_SET TASK_
Print word for word the first line of the listing below and every line after it, through the line with "from matplotlib.ticker import". Leave out the pictures and the rest.

# start of TASK INPUT

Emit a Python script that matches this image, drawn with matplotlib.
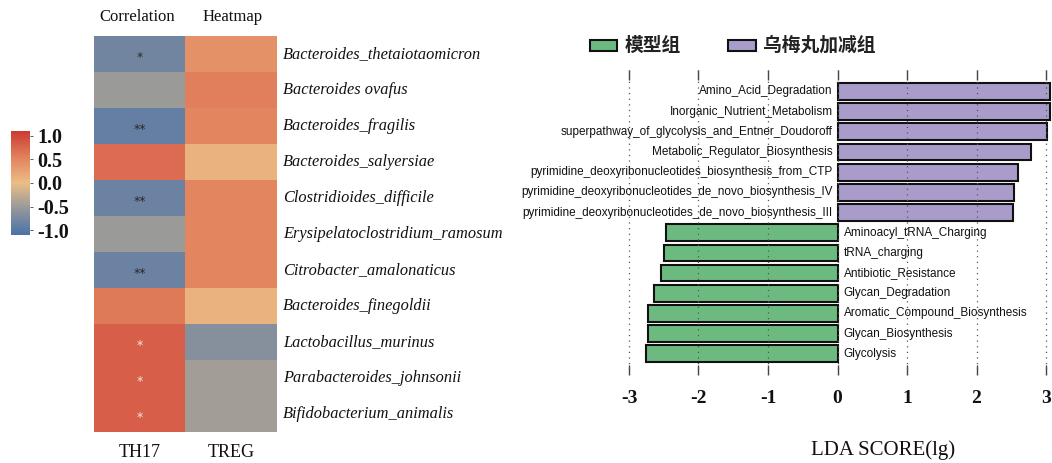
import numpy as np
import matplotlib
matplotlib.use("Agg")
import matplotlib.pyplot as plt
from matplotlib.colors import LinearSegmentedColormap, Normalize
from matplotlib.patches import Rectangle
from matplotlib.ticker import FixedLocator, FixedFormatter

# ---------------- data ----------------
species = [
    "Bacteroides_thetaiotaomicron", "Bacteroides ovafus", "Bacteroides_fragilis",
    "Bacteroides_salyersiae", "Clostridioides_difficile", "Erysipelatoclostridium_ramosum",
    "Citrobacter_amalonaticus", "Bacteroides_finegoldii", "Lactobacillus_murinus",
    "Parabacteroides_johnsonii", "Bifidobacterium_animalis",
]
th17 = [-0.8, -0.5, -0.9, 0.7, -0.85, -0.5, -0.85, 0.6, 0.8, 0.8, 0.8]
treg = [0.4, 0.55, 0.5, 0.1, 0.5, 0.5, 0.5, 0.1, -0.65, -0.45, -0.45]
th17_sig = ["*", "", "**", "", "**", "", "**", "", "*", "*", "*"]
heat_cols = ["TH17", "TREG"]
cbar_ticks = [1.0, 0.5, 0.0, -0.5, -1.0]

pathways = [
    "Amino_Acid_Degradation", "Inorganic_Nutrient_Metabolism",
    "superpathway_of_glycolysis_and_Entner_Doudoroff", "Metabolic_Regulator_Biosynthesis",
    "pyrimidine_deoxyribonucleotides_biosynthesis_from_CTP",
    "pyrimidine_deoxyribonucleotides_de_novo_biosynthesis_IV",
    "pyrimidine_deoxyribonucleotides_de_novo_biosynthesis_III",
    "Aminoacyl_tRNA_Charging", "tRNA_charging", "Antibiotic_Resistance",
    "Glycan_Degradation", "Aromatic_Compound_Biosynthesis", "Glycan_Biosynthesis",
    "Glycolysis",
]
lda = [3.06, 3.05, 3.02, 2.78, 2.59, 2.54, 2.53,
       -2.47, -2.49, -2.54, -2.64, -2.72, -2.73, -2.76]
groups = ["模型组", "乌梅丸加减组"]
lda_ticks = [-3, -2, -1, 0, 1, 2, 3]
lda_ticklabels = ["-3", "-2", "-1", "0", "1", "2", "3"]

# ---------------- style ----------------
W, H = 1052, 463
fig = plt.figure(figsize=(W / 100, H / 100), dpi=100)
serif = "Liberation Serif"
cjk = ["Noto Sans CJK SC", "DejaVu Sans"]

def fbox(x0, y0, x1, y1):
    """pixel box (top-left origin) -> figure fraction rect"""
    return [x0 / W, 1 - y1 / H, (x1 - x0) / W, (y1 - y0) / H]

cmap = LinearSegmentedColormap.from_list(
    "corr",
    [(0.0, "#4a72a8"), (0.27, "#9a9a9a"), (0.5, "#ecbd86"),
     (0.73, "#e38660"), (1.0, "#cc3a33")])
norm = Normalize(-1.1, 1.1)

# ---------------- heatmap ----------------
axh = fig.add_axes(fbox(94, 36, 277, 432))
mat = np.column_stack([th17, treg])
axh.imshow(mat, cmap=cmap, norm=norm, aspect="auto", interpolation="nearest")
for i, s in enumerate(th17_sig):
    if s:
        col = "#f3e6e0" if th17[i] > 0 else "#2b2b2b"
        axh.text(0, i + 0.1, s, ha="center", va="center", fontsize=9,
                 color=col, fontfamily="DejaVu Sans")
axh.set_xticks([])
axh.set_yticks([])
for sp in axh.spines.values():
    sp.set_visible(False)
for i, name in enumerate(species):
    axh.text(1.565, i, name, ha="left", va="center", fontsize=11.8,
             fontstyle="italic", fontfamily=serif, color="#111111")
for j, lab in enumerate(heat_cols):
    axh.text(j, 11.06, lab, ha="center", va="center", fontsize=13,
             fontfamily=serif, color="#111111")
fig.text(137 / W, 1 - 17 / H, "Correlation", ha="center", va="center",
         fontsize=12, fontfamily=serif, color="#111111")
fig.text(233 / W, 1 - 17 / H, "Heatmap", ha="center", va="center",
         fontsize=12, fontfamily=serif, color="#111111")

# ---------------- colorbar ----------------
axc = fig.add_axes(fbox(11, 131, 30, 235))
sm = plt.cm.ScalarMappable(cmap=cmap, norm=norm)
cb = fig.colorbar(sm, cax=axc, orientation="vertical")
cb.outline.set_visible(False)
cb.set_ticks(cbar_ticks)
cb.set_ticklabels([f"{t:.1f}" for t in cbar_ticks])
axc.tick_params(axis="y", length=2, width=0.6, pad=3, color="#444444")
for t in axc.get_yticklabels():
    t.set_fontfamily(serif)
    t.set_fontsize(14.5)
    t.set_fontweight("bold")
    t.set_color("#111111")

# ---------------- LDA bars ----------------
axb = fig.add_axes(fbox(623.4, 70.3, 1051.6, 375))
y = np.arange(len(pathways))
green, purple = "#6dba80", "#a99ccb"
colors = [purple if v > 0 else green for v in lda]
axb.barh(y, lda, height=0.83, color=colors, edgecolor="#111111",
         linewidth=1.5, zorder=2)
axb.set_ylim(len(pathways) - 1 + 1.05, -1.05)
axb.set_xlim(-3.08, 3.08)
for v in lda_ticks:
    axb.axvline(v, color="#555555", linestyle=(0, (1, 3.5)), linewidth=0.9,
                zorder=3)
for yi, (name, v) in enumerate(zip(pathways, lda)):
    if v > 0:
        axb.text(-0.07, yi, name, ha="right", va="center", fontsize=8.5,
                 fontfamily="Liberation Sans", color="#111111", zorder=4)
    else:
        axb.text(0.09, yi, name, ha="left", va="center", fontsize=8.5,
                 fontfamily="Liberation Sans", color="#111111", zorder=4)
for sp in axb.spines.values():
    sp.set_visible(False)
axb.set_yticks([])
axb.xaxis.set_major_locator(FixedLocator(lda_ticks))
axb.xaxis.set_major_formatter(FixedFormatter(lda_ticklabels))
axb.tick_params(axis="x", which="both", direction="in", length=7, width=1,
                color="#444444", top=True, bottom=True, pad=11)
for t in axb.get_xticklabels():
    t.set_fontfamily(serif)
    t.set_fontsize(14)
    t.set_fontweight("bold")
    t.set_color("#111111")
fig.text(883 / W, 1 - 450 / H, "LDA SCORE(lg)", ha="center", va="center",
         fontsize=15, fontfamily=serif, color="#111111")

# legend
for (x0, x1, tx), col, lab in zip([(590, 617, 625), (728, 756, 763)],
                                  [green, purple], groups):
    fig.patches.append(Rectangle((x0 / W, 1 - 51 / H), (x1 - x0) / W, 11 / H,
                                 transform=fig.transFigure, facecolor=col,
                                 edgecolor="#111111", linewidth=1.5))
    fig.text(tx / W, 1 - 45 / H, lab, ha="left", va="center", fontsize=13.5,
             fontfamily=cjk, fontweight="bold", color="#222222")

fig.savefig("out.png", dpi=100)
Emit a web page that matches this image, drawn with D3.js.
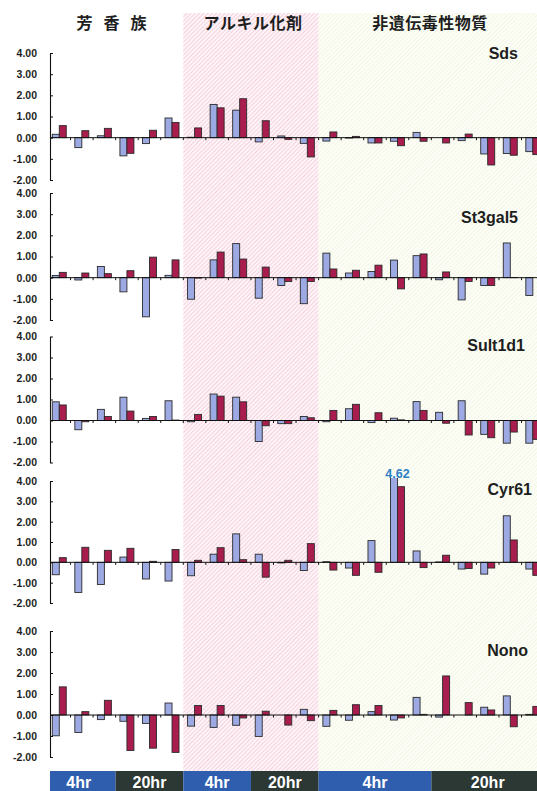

# end of TASK INPUT

_COMPLETE OUTPUT_
Emit a Python script that matches this image, drawn with matplotlib.
import numpy as np
import matplotlib
matplotlib.use("Agg")
import matplotlib.pyplot as plt
from matplotlib.colors import LinearSegmentedColormap, Normalize
from matplotlib.patches import Rectangle
from matplotlib.ticker import FixedLocator, FixedFormatter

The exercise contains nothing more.